Posted by: Nell | March 01, 2009 at 08:37 PM
J. Michael Neal: There is nothing about the way either you or Jes has approached this issue that admits any nuance. Anything less than absolute and immediate action to do exactly what you think is right, with no deviation, produces nothing but an angry dismissal.
That's certainly a fair assessment of my reaction to the issue of the US torturing prisoners/holding people in extra-judicial imprisonment. I really don't have any "nuance" about this, and yes, yes, yes it makes me extremely angry. I'm an angry person about this. I'm not seeing any nuance. I just want Obama to stop the torture and make a firm committment to ending the extra-judicial imprisonment. When he doesn't, yeah, I get mad: when I see other people defending his "nuance" on this subject, yes: I react with angry dismissal.
But I don't think that's a fair assessment of Nell....
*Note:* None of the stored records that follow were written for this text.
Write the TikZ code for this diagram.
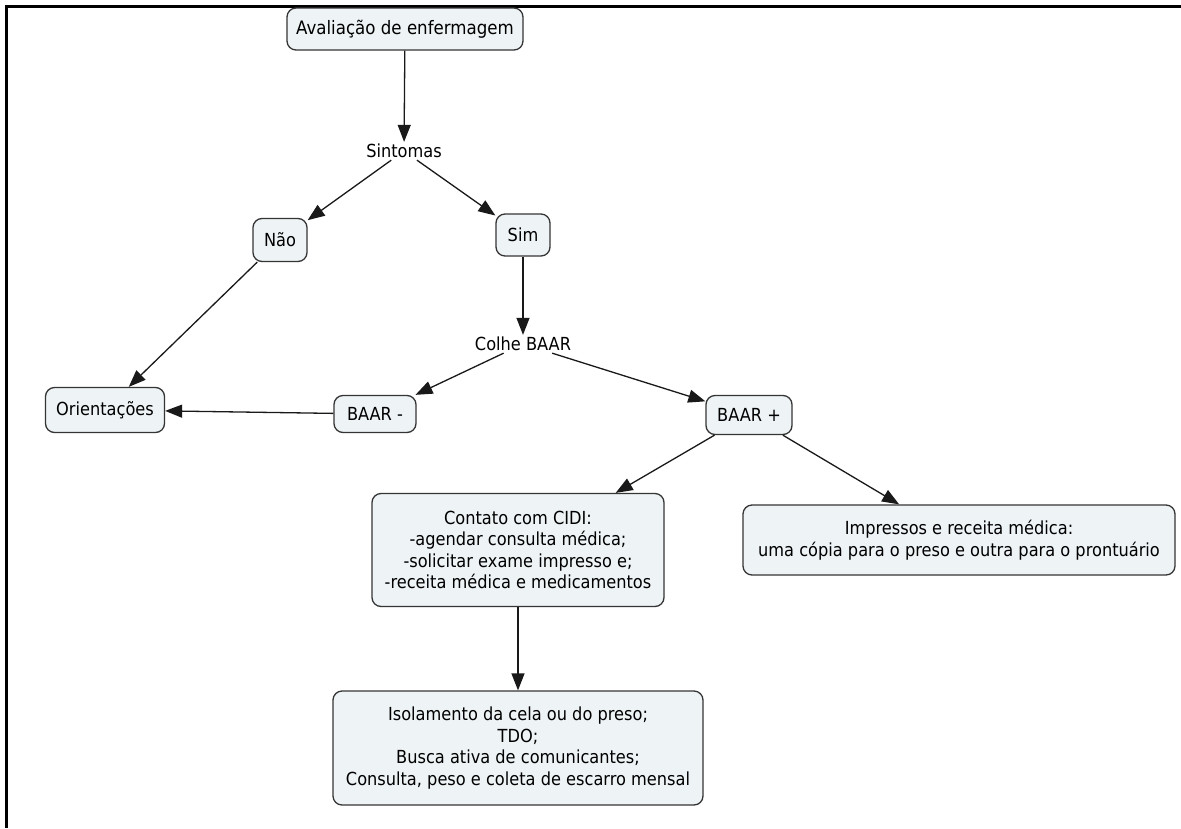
\documentclass[tikz,border=0pt]{standalone}
\usepackage{fontspec}
\setmainfont{DejaVu Sans}[FakeStretch=0.9]
\usetikzlibrary{arrows.meta}
\definecolor{boxfill}{HTML}{EEF3F5}
\definecolor{boxline}{HTML}{353535}
\begin{document}
\begin{tikzpicture}[x=1pt,y=-1pt,
  cbox/.style={draw=boxline,line width=1.3pt,fill=boxfill,rounded corners=9pt,align=center,inner sep=0pt,font=\fontsize{18}{21.6}\selectfont},
  plain/.style={align=center,inner sep=2pt,font=\fontsize{18}{21.6}\selectfont},
  arr/.style={line width=1.3pt,draw=black!90,-{Triangle[length=17pt,width=13pt]}}]
\useasboundingbox (0,0) rectangle (1181,828);
\fill[white] (0,0) rectangle (1181,828);
\draw[line width=3pt] (6,828) -- (6,6) -- (1181,6);
\node[cbox,minimum width=236pt,minimum height=42pt,font=\fontsize{18.5}{22}\selectfont] (aval) at (405,29) {Avaliação de enfermagem};
\node[plain] (sint) at (404,151) {Sintomas};
\node[cbox,minimum width=54pt,minimum height=43pt] (nao) at (280,240) {Não};
\node[cbox,minimum width=54pt,minimum height=42pt] (sim) at (523,235) {Sim};
\node[plain] (colhe) at (523,344) {Colhe BAAR};
\node[cbox,minimum width=119pt,minimum height=45pt] (orient) at (105,410) {Orientações};
\node[cbox,minimum width=82pt,minimum height=37pt] (bneg) at (375,414) {BAAR -};
\node[cbox,minimum width=86pt,minimum height=39pt] (bpos) at (749,415) {BAAR +};
\node[cbox,minimum width=292pt,minimum height=113pt] (cont) at (518,550) {Contato com CIDI:\\-agendar consulta médica;\\-solicitar exame impresso e;\\-receita médica e medicamentos};
\node[cbox,minimum width=432pt,minimum height=70pt] (imp) at (959,540) {Impressos e receita médica:\\uma cópia para o preso e outra para o prontuário};
\node[cbox,minimum width=370pt,minimum height=114pt] (iso) at (518,748) {Isolamento da cela ou do preso;\\TDO;\\Busca ativa de comunicantes;\\Consulta, peso e coleta de escarro mensal};
\draw[arr] (aval) -- (sint);
\draw[arr] (sint) -- (nao);
\draw[arr] (sint) -- (sim);
\draw[arr] (nao) -- (orient);
\draw[arr] (sim) -- (colhe);
\draw[arr] (colhe) -- (bneg);
\draw[arr] (colhe) -- (bpos);
\draw[arr] (bneg) -- (orient);
\draw[arr] (bpos) -- (cont);
\draw[arr] (bpos) -- (imp);
\draw[arr] (cont) -- (iso);
\end{tikzpicture}
\end{document}
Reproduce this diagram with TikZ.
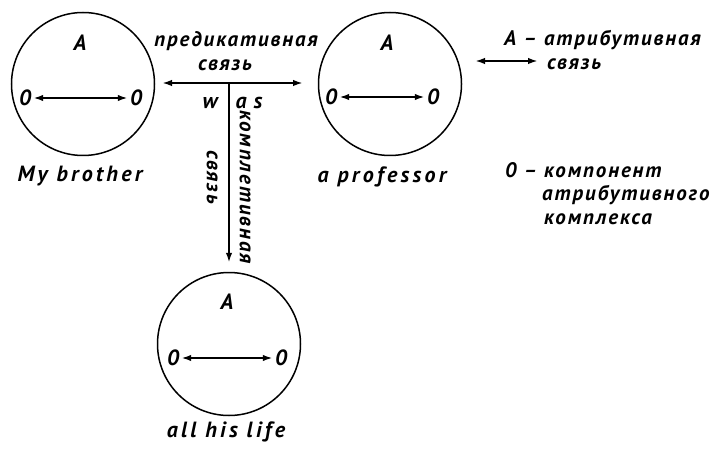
\documentclass[tikz,border=0pt]{standalone}
\usepackage{fontspec}
\setmainfont{PT Sans}
\newfontfamily\capfont[LetterSpace=15]{PT Sans}
\newfontfamily\notefont[LetterSpace=9]{PT Sans}
\usetikzlibrary{arrows.meta, positioning}

\begin{document}
\begin{tikzpicture}[
    x=1pt, y=-1pt,
    member/.style={
        circle, draw, line width=1.5pt,
        minimum size=143pt, inner sep=0pt
    },
    lbl/.style={
        inner sep=0pt, font=\capfont\fontsize{22}{23}\selectfont\bfseries\itshape
    },
    note/.style={
        inner sep=0pt, font=\notefont\fontsize{21}{22}\selectfont\bfseries\itshape
    },
    link/.style={
        line width=2.8pt,
        {Latex[length=10pt,width=6.5pt]}-{Latex[length=10pt,width=6.5pt]}
    },
    >={Latex[length=10pt,width=6.5pt]}
]
\useasboundingbox (0,0) rectangle (714,449);

% My brother
\node[member] (brother) at (83,84) {};
\node[lbl] (brotherA) at (80,43) {A};
\node[lbl] (brotherL) at (25,98) {0};
\node[lbl] (brotherR) at (136,98) {0};
\node[lbl] (brotherT) at (80,176) {My brother};
\draw[link, shorten <=2pt, shorten >=2pt] (brotherL) -- (brotherR);

% a professor
\node[member] (prof) at (390,84) {};
\node[lbl] (profA) at (387,43) {A};
\node[lbl] (profL) at (331,97) {0};
\node[lbl] (profR) at (433,97) {0};
\node[lbl] (profT) at (382,177) {a professor};
\draw[link, shorten <=2pt, shorten >=2pt] (profL) -- (profR);

% all his life
\node[member] (life) at (229,344) {};
\node[lbl] (lifeA) at (227,302) {A};
\node[lbl] (lifeL) at (173,358) {0};
\node[lbl] (lifeR) at (281,358) {0};
\node[lbl] (lifeT) at (226,432) {all his life};
\draw[link, shorten <=2pt, shorten >=2pt] (lifeL) -- (lifeR);

% predicative and completive links
\coordinate (predL) at (162,83);
\coordinate (predR) at (303,83);
\coordinate (junc) at (229,83);
\draw[link] (predL) -- (predR);
\draw[line width=2.8pt, ->, shorten >=9pt] (junc) -- (life.north);
\node[note] (predT) at (236,41) {предикативная};
\node[note] (predS) at (225,65) {связь};
\node[lbl] (wasW) at (210,103) {w};
\node[lbl] (wasAS) at (249,103) {a\hspace{7pt}s};
\node[note, rotate=-90] (complT) at (245,187) {комплетивная};
\node[note, rotate=-90] (complS) at (212,177) {связь};

% legend
\coordinate (keyL) at (475,61);
\coordinate (keyR) at (538,61);
\draw[link] (keyL) -- (keyR);
\node[note, anchor=west] (keyA) at (504,40) {A – атрибутивная};
\node[note, anchor=west] (keyS) at (547,64) {связь};
\node[note, anchor=west] (key0) at (505,170) {0 – компонент};
\node[note, anchor=west] (key0b) at (542,195) {атрибутивного};
\node[note, anchor=west] (key0c) at (544,219) {комплекса};

\end{tikzpicture}
\end{document}
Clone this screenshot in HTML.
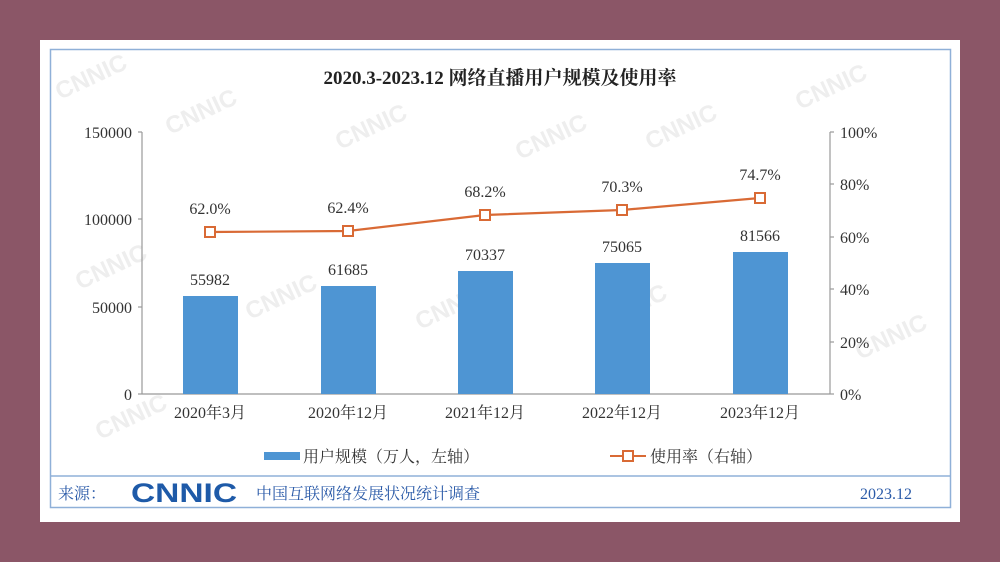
<!DOCTYPE html>
<html><head><meta charset="utf-8"><style>
body{margin:0;width:1000px;height:562px;background:#8b5667;overflow:hidden}
svg{display:block}
text{font-family:"Liberation Serif","Noto Serif CJK SC",serif;fill:#333}
text.wm{font-family:"Liberation Sans",sans-serif;font-weight:bold;fill:#eeeeee;font-size:24px}
</style></head><body>
<svg width="1000" height="562" xmlns="http://www.w3.org/2000/svg">
<rect x="40" y="40" width="920" height="482" fill="#fff"/>
<rect x="50.5" y="49.5" width="900" height="458" fill="none" stroke="#8fb0d8" stroke-width="1.5"/>
<line x1="51" y1="476" x2="950" y2="476" stroke="#8fb0d8" stroke-width="1.5"/>
<g>
<text class="wm" x="60" y="100" transform="rotate(-25 60 100)">CNNIC</text>
<text class="wm" x="170" y="135" transform="rotate(-25 170 135)">CNNIC</text>
<text class="wm" x="340" y="150" transform="rotate(-25 340 150)">CNNIC</text>
<text class="wm" x="520" y="160" transform="rotate(-25 520 160)">CNNIC</text>
<text class="wm" x="650" y="150" transform="rotate(-25 650 150)">CNNIC</text>
<text class="wm" x="800" y="110" transform="rotate(-25 800 110)">CNNIC</text>
<text class="wm" x="250" y="320" transform="rotate(-25 250 320)">CNNIC</text>
<text class="wm" x="420" y="330" transform="rotate(-25 420 330)">CNNIC</text>
<text class="wm" x="600" y="330" transform="rotate(-25 600 330)">CNNIC</text>
<text class="wm" x="860" y="360" transform="rotate(-25 860 360)">CNNIC</text>
<text class="wm" x="80" y="290" transform="rotate(-25 80 290)">CNNIC</text>
<text class="wm" x="100" y="440" transform="rotate(-25 100 440)">CNNIC</text>
</g>
<text x="500" y="84" text-anchor="middle" font-size="19" font-weight="bold" style="fill:#222">2020.3-2023.12 网络直播用户规模及使用率</text>
<g stroke="#999" stroke-width="1.2">
<line x1="142" y1="132" x2="142" y2="394"/><line x1="142" y1="394" x2="830" y2="394"/>
<line x1="830" y1="132" x2="830" y2="394"/>
<line x1="138" y1="132" x2="142" y2="132"/><line x1="138" y1="219" x2="142" y2="219"/><line x1="138" y1="307" x2="142" y2="307"/><line x1="138" y1="394" x2="142" y2="394"/>
<line x1="830" y1="132" x2="834" y2="132"/><line x1="830" y1="184" x2="834" y2="184"/><line x1="830" y1="237" x2="834" y2="237"/><line x1="830" y1="289" x2="834" y2="289"/><line x1="830" y1="342" x2="834" y2="342"/><line x1="830" y1="394" x2="834" y2="394"/>
</g>
<g font-size="16" text-anchor="end">
<text x="132" y="138">150000</text><text x="132" y="225">100000</text><text x="132" y="313">50000</text><text x="132" y="400">0</text>
</g>
<g font-size="16">
<text x="840" y="138">100%</text><text x="840" y="190">80%</text><text x="840" y="243">60%</text><text x="840" y="295">40%</text><text x="840" y="348">20%</text><text x="840" y="400">0%</text>
</g>
<g fill="#4e95d3">
<rect x="183" y="296" width="55" height="98"/>
<rect x="321" y="286" width="55" height="108"/>
<rect x="458" y="271" width="55" height="123"/>
<rect x="595" y="263" width="55" height="131"/>
<rect x="733" y="252" width="55" height="142"/>
</g>
<g font-size="16" text-anchor="middle">
<text x="210" y="285">55982</text><text x="348" y="275">61685</text><text x="485" y="260">70337</text><text x="622" y="252">75065</text><text x="760" y="241">81566</text>
<text x="210" y="214">62.0%</text><text x="348" y="213">62.4%</text><text x="485" y="197">68.2%</text><text x="622" y="192">70.3%</text><text x="760" y="180">74.7%</text>
<text x="210" y="418">2020年3月</text><text x="348" y="418">2020年12月</text><text x="485" y="418">2021年12月</text><text x="622" y="418">2022年12月</text><text x="760" y="418">2023年12月</text>
</g>
<polyline points="210,232 348,231 485,215 622,210 760,198" fill="none" stroke="#d96a35" stroke-width="2.2"/>
<g fill="#fff" stroke="#d96a35" stroke-width="2">
<rect x="205" y="227" width="10" height="10"/><rect x="343" y="226" width="10" height="10"/><rect x="480" y="210" width="10" height="10"/><rect x="617" y="205" width="10" height="10"/><rect x="755" y="193" width="10" height="10"/>
</g>
<rect x="264" y="452" width="36" height="8" fill="#4e95d3"/>
<text x="303" y="462" font-size="16">用户规模（万人，左轴）</text>
<line x1="610" y1="456" x2="646" y2="456" stroke="#d96a35" stroke-width="2"/>
<rect x="623" y="451" width="10" height="10" fill="#fff" stroke="#d96a35" stroke-width="2"/>
<text x="650" y="462" font-size="16">使用率（右轴）</text>
<text x="58" y="499" font-size="16" style="fill:#2a5aa8">来源：</text>
<text x="131" y="502" font-size="27" font-weight="bold" textLength="106" lengthAdjust="spacingAndGlyphs" style="font-family:'Liberation Sans',sans-serif;fill:#1e5aa8">CNNIC</text>
<text x="256" y="499" font-size="16" style="fill:#2a5aa8">中国互联网络发展状况统计调查</text>
<text x="912" y="499" font-size="16" text-anchor="end" style="fill:#2a5aa8">2023.12</text>
</svg>
</body></html>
Posted by: Jesurgislac | March 02, 2009 at 03:26 AM
Updating with this development via SCOTUSblog:
Huzzah. The apparent fulfilment of my hope that there is a possibility of SC action to wipe out the ugly Padilla ruling that does not involve the Obama administration taking the Bush administration line on detention powers.
On the other hand:
In a comment section elsewhere, a discussion by (non-ACLU) lawyers following the case seemed to imply that the government reserves the right to return al-Marri to the brig if he were to be found not guilty of the recent charges. Not having read the filings myself, I can't document that that's not true, but find it difficult to believe. Am seeking clarification.
[The cartoon figure of wrath JMN sees wouldn't need any further information, and would be gnashing her teeth at this outrageous claim by the Obama administration.]
The SC will address the motion to dismiss at their conference tomorrow, so we'll know more by the end of Monday, if not before.